Saat turun ke lokasi dalam menyikapi laporan kedua polisi sempat mengamankan sejumlah tandan sawit dan dua alat panen sebagai barang bukti. Namun barang bukti tersebut sempat dipertahankan oleh kelompok Aswad CS yang mengaku sebagai pemilik lahan. Bahkan menurut keterangan warga, sawit hasil panen sudah sempat diangkut dengan truk.
Poltak meminta agar sawit yang sempat dipanen sesuai laporan pertama dan laporan kedua tersebut diperlakukan sebagai barang bukti dan ditelusuri kemana hasil panen itu dijual. Ia juga memperingatkan pabrik-pabrik sawit agar tidak menerima hasil panen ilegal.

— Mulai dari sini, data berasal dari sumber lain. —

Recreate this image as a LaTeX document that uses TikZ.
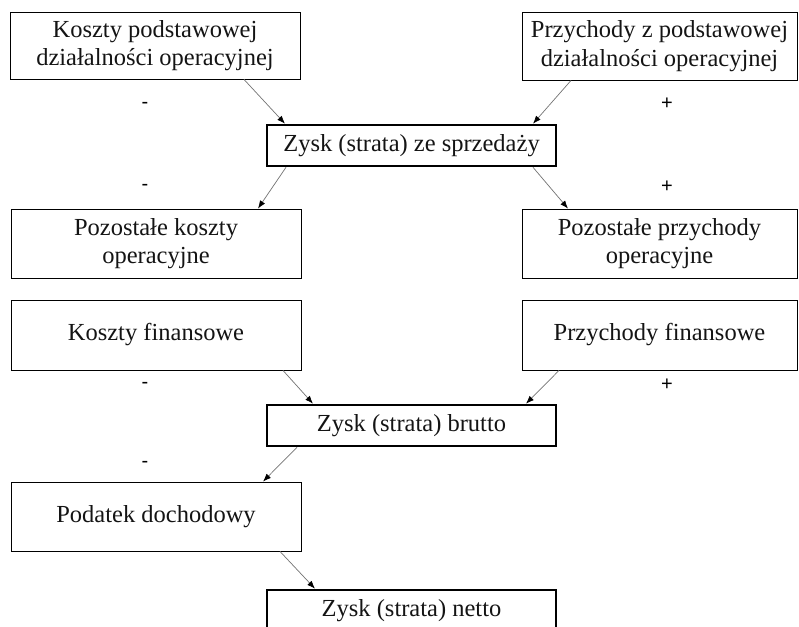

“Hati-hati kalian pabrik-pabrik yang menerima sawit hasil pencurian. Kami akan usut. Siapa pun bekingnya, saya tidak peduli. Ini negara hukum,” ujarnya.
Ia menegaskan bahwa kliennya memiliki alas hak sah, lengkap dengan surat kepemilikan sejak 2005, dan meminta aparat memberi perlindungan hukum agar bisa kembali beraktivitas dan memenuhi kewajiban pajaknya kepada negara.
Sebelumnya, Kepala Desa Tobing Tinggi Namora, Pande Bosi Lubis saat diwawancarai jurnalis membenarkan bawa lahan tersebut selama ini dikelola oleh Sari Marbun.
“Yang jelas selama ini yang menanam dan mengelola kebun sawit di situ adalah Sari Marbun,” jelasnya.